The regional businesses that Cullum targets are small to medium-sized enterprises, not the big ticket international insurance broker with global clients: ‘So if a prospect happens [to have a global corporate organisation on the books] we would not be the underwriter or broker because it would be too complex with global risk – there are better people in the marketplace who could handle that type of business,’ he says.
Towergate’s own market is primarily the UK with a modest overseas operation.

‘We are deliberately local. We have more than 100 offices in the UK in all the major conurbations, so we still offer a local service rather than move to big call centres [abroad]. It is all UK-based and it is about local service, which works.’

Cullum is more than happy to put his money where his mouth is and show his faith in Towergate’s strategy through part financing these deals. ‘We don’t pay fat dividends: we largely recycle the profits. So it is partly self funded and partly funded by two major banks.’

Wider concerns about the domestic and global economy are not dampening Cullum’s desire for expansion. If anything has had an impact on the sector in which Towergate operates, it’s Chancellor Alistair Darling’s decision to axe taper relief on capital gains tax: ‘[The government will] hit smaller businesspeople, who are going to have an 80 per cent – not eight, 80 – increase in tax.
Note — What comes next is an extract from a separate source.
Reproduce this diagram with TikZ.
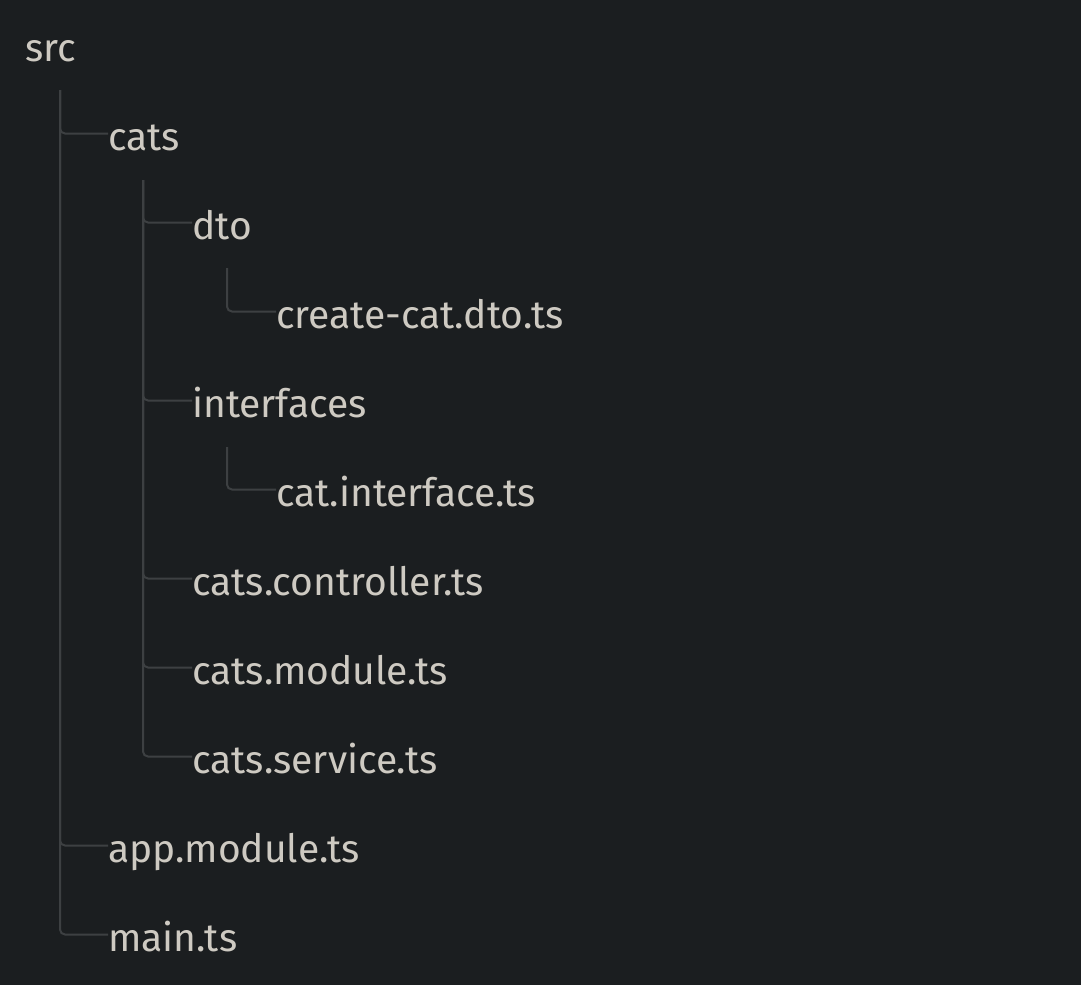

If you are the bigger guys, you’re just going to go offshore.

‘The end result is not going to be an influx of funds into the Treasury; most guys that I know who are entrepreneurs will pay up to ten per cent as they know it’s fair. But 18 per cent? You’ll have tax lawyers all over saying: “If you want to move offshore, I know a nice place in Monaco where we can reconstitute your wealth.”’
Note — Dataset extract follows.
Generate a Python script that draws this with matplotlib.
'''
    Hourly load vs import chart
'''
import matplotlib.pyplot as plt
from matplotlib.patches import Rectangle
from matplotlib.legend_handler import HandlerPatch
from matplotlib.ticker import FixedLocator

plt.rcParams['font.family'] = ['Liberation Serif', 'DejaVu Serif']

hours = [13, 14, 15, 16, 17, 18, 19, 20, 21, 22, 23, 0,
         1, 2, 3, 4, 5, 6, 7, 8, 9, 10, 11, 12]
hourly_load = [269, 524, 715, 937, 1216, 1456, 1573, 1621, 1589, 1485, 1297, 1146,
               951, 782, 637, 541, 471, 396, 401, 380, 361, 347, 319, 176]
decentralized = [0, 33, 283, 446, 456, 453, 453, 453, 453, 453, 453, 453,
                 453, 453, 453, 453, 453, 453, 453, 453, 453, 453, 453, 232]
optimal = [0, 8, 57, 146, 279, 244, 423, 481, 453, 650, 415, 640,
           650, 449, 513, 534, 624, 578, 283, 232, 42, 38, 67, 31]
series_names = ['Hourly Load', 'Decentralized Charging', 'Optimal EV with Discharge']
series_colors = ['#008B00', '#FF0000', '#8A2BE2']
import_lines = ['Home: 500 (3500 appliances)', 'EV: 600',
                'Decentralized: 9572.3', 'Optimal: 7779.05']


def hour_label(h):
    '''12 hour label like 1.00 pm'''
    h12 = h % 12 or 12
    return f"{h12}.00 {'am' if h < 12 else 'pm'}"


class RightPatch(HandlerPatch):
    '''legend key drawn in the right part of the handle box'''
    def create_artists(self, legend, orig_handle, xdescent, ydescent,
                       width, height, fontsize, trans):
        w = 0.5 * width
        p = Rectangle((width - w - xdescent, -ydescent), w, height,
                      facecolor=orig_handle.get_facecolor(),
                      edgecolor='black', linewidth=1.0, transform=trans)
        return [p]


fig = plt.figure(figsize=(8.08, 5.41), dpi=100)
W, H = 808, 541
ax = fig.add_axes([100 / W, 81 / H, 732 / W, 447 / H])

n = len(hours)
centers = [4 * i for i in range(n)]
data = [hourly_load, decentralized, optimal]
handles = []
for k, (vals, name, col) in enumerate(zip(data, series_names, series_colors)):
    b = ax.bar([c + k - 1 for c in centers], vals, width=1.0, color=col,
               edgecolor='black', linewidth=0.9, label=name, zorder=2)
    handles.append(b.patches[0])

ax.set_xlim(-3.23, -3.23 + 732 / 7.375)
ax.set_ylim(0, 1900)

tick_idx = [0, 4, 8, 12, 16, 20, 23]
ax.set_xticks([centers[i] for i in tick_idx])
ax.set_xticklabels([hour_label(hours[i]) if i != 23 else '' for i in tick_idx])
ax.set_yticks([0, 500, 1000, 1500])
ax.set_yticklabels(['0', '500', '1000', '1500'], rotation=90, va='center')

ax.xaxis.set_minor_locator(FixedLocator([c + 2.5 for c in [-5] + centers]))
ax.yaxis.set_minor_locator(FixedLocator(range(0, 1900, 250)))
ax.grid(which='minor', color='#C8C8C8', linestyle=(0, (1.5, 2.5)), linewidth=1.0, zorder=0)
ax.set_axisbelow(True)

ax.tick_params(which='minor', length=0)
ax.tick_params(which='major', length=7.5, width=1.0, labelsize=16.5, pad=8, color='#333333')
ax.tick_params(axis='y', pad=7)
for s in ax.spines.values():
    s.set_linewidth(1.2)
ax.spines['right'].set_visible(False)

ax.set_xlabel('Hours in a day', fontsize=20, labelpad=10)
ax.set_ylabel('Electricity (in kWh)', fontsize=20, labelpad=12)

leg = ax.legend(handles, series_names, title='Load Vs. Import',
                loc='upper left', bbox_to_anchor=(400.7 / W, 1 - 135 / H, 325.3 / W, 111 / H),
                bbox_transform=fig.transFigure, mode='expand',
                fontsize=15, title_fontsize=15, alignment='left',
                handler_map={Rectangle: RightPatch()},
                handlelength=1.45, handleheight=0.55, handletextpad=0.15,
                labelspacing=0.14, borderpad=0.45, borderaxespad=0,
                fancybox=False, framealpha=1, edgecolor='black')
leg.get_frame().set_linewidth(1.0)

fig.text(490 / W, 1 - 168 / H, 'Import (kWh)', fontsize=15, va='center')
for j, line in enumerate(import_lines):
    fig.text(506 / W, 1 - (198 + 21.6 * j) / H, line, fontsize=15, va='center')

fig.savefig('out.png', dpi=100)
While there is constant speculation at Cullum’s personal wealth – often estimated at around £1 billion – he talks with genuine enthusiasm about his own and Towergate’s philanthropic activities. ‘Whatever I’m worth, which is probably far more than I ever deserve, I believe there is an obligation to give something back,’ he says. The Towergate Foundation raised about £1 million last year, which is donated to four charities, and Cullum has a children’s charity that is run by his daughters.

To stay or go

As for the long-term future of Towergate, he doesn’t rule out the possibility of the UK’s most active acquirer being taken over one day, and the speculation about him selling his stake doesn’t go away. The group has been circled by investment banks and private equity houses for over a year now.

He says: ‘It would be daft to say that we would never consider a suitable offer. So in terms of the next 12 months, I see the opportunity for another de-risking event that would take something off the table, but we certainly wouldn’t consider conceding control to a bank or a private equity house.’

For the meantime, he appears genuinely excited about making Towergate bigger and better than the competition: ‘We have too much to do over the next two to three years and it would be a very premature move on my part to effectively agree to a change of ownership in the business right now.’